Exercise description = Only the lines from the start of the data below through the line that contains "fig = plt.figure(figsize=(W" are to be copied, exactly and without pictures.
..............................
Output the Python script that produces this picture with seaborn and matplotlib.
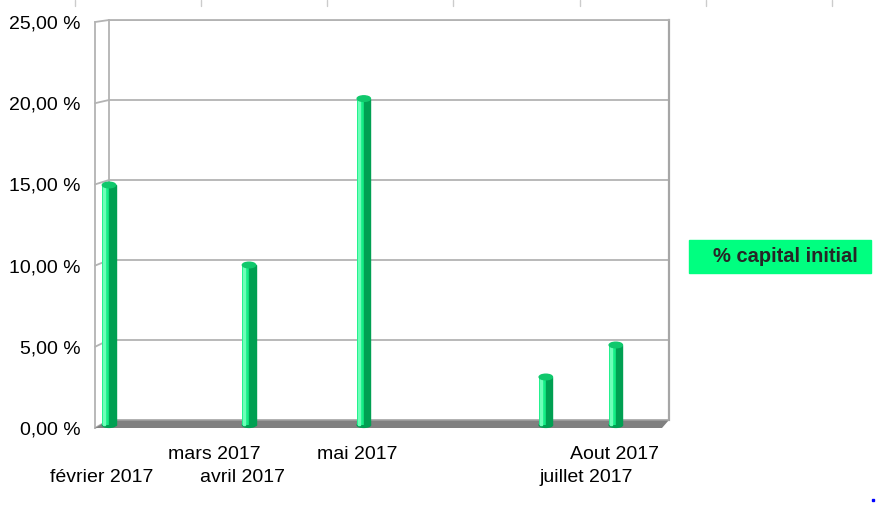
import pandas as pd
import numpy as np
import matplotlib.pyplot as plt
import matplotlib.transforms as mtransforms
import seaborn as sns

from matplotlib.patches import Rectangle, Ellipse, Polygon, Patch, ConnectionPatch
from matplotlib.lines import Line2D

############################################################
##### Data
############################################################

# days since 1 Feb 2017 (date axis)
jours_barres = [0, 50, 91, 156, 181]
valeurs = [15.0, 10.0, 20.4, 3.0, 5.0]

mois = ["février 2017", "mars 2017", "avril 2017", "mai 2017", "juillet 2017", "Aout 2017"]
jours_mois = [0, 40, 50, 91, 173, 183]

graduations = [0, 5, 10, 15, 20, 25]
serie = "% capital initial"

############################################################
##### Style
############################################################

VERT = "#14EE86"
VERT_FONCE = "#00A052"
VERT_CLAIR = "#6DFFB8"
VERT_LEGENDE = "#00FF80"
GRILLE = "#b3b3b3"
SOL = "#808080"

sns.set_theme(style="white")
plt.rcParams["font.family"] = ["Liberation Sans", "DejaVu Sans"]

W, H = 876, 507
fig = plt.figure(figsize=(W / 100, H / 100), dpi=100, facecolor="white")


def box(x0, y0, x1, y1):
    # pixel box (top-left origin) -> figure fraction
    return [x0 / W, 1 - y1 / H, (x1 - x0) / W, (y1 - y0) / H]


# back wall and front plane of the 3D box
ax = fig.add_axes(box(109, 20, 669, 420), zorder=2)
ax_f = fig.add_axes(box(95, 22, 662, 428), zorder=1)

############################################################
##### Bars
############################################################

df = pd.DataFrame({"jour": jours_barres, "pct": valeurs})
sns.barplot(
    data=df,
    x="jour",
    y="pct",
    native_scale=True,
    width=0.19,
    color=VERT,
    saturation=1,
    linewidth=0,
    ax=ax,
    zorder=3,
)

# fake cylinder look: dark side, highlight, top cap
decal = ax.transData + mtransforms.ScaledTranslation(0, -5 / 100, fig.dpi_scale_trans)
for p in list(ax.patches):
    x, w, h = p.get_x(), p.get_width(), p.get_height()
    p.set_transform(decal)
    p.set_clip_on(False)
    ax.add_patch(Rectangle((x + w * 0.5, 0), w * 0.5, h, color=VERT_FONCE, transform=decal, clip_on=False, zorder=3))
    ax.add_patch(Rectangle((x + w * 0.08, 0), w * 0.14, h, color=VERT_CLAIR, transform=decal, clip_on=False, zorder=3))
    ax.add_patch(Ellipse((x + w / 2, 0), w, 0.3, color=VERT_FONCE, transform=decal, clip_on=False, zorder=2.9))
    ax.add_patch(Ellipse((x + w / 2, h), w, 0.35, color="#10C86C", transform=decal, clip_on=False, zorder=3.1))

ax.set_xlim(0, 200)
ax.set_ylim(0, 25)
ax.set_xlabel("")
ax.set_ylabel("")
ax.set_facecolor("none")
ax.set_yticks(graduations)
ax.set_yticklabels([])
ax.tick_params(axis="y", length=0)
ax.grid(axis="y", color=GRILLE, linewidth=1.3)
ax.grid(axis="x", visible=False)
for side in ["left", "top"]:
    ax.spines[side].set_color(GRILLE)
    ax.spines[side].set_linewidth(1.3)
ax.spines["right"].set_color("#a6a6a6")
ax.spines["right"].set_linewidth(1.6)
ax.spines["bottom"].set_visible(False)

# month labels, staggered on two rows (even ones on the lower row)
ax.set_xticks(jours_mois)
ax.set_xticklabels(mois)
ax.tick_params(axis="x", length=0, pad=19, labelsize=14, labelcolor="black")
for i, lbl in enumerate(ax.get_xticklabels()):
    dy = -23 / 100 if i % 2 == 0 else 0
    lbl.set_transform(lbl.get_transform() + mtransforms.ScaledTranslation(-7 / 100, dy, fig.dpi_scale_trans))

############################################################
##### Front plane (y labels) and side wall
############################################################

ax_f.set_xlim(0, 1)
ax_f.set_ylim(0, 25)
ax_f.set_facecolor("none")
ax_f.set_xticks([])
ax_f.set_yticks(graduations)
ax_f.set_yticklabels([f"{v:.2f}".replace(".", ",") + " %" for v in graduations])
ax_f.tick_params(axis="y", length=0, pad=10.5, labelsize=14, labelcolor="black")
for side in ["right", "top", "bottom"]:
    ax_f.spines[side].set_visible(False)
ax_f.spines["left"].set_color(GRILLE)
ax_f.spines["left"].set_linewidth(1.3)

for v in graduations:
    con = ConnectionPatch(
        xyA=(0, v), coordsA=ax_f.transData, xyB=(0, v), coordsB=ax.transData, color=GRILLE, linewidth=1.3
    )
    fig.add_artist(con)

# floor of the 3D box
to_fig = fig.transFigure.inverted()
pts = np.vstack(
    [
        ax.transData.transform([(0, 0), (200, 0)]),
        ax_f.transData.transform([(1, 0), (0, 0)]),
    ]
)
sol = Polygon(to_fig.transform(pts), closed=True, facecolor=SOL, edgecolor="none", transform=fig.transFigure, zorder=1.5)
fig.add_artist(sol)
bord = to_fig.transform(ax.transData.transform([(0, 0), (200, 0)]))
fig.add_artist(Line2D(bord[:, 0], bord[:, 1], color="#a0a0a0", linewidth=1.2, transform=fig.transFigure, zorder=1.6))

############################################################
##### Legend
############################################################

fig.legend(
    handles=[Patch(facecolor=VERT_LEGENDE, edgecolor="none")],
    labels=[serie + " "],
    loc="center left",
    bbox_to_anchor=(689 / W, 1 - 256.5 / H),
    frameon=True,
    facecolor=VERT_LEGENDE,
    edgecolor=VERT_LEGENDE,
    framealpha=1,
    fancybox=False,
    borderpad=0.37,
    borderaxespad=0,
    handlelength=0.4,
    handletextpad=0.42,
    prop={"weight": "bold", "size": 14.5},
)

# leftovers of the sheet around the chart
for xp in [75, 201, 327, 453, 580, 706, 832]:
    fig.add_artist(Line2D([xp / W, xp / W], [1, 1 - 6 / H], color="#cccccc", linewidth=1, transform=fig.transFigure))
fig.add_artist(Line2D([873 / W], [1 - 500 / H], marker="s", markersize=1.5, color="blue", transform=fig.transFigure))

fig.savefig("out.png", dpi=100)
..............................
The solution =
Output the Python script that produces this picture with seaborn and matplotlib.
import pandas as pd
import numpy as np
import matplotlib.pyplot as plt
import matplotlib.transforms as mtransforms
import seaborn as sns

from matplotlib.patches import Rectangle, Ellipse, Polygon, Patch, ConnectionPatch
from matplotlib.lines import Line2D

############################################################
##### Data
############################################################

# days since 1 Feb 2017 (date axis)
jours_barres = [0, 50, 91, 156, 181]
valeurs = [15.0, 10.0, 20.4, 3.0, 5.0]

mois = ["février 2017", "mars 2017", "avril 2017", "mai 2017", "juillet 2017", "Aout 2017"]
jours_mois = [0, 40, 50, 91, 173, 183]

graduations = [0, 5, 10, 15, 20, 25]
serie = "% capital initial"

############################################################
##### Style
############################################################

VERT = "#14EE86"
VERT_FONCE = "#00A052"
VERT_CLAIR = "#6DFFB8"
VERT_LEGENDE = "#00FF80"
GRILLE = "#b3b3b3"
SOL = "#808080"

sns.set_theme(style="white")
plt.rcParams["font.family"] = ["Liberation Sans", "DejaVu Sans"]

W, H = 876, 507
fig = plt.figure(figsize=(W / 100, H / 100), dpi=100, facecolor="white")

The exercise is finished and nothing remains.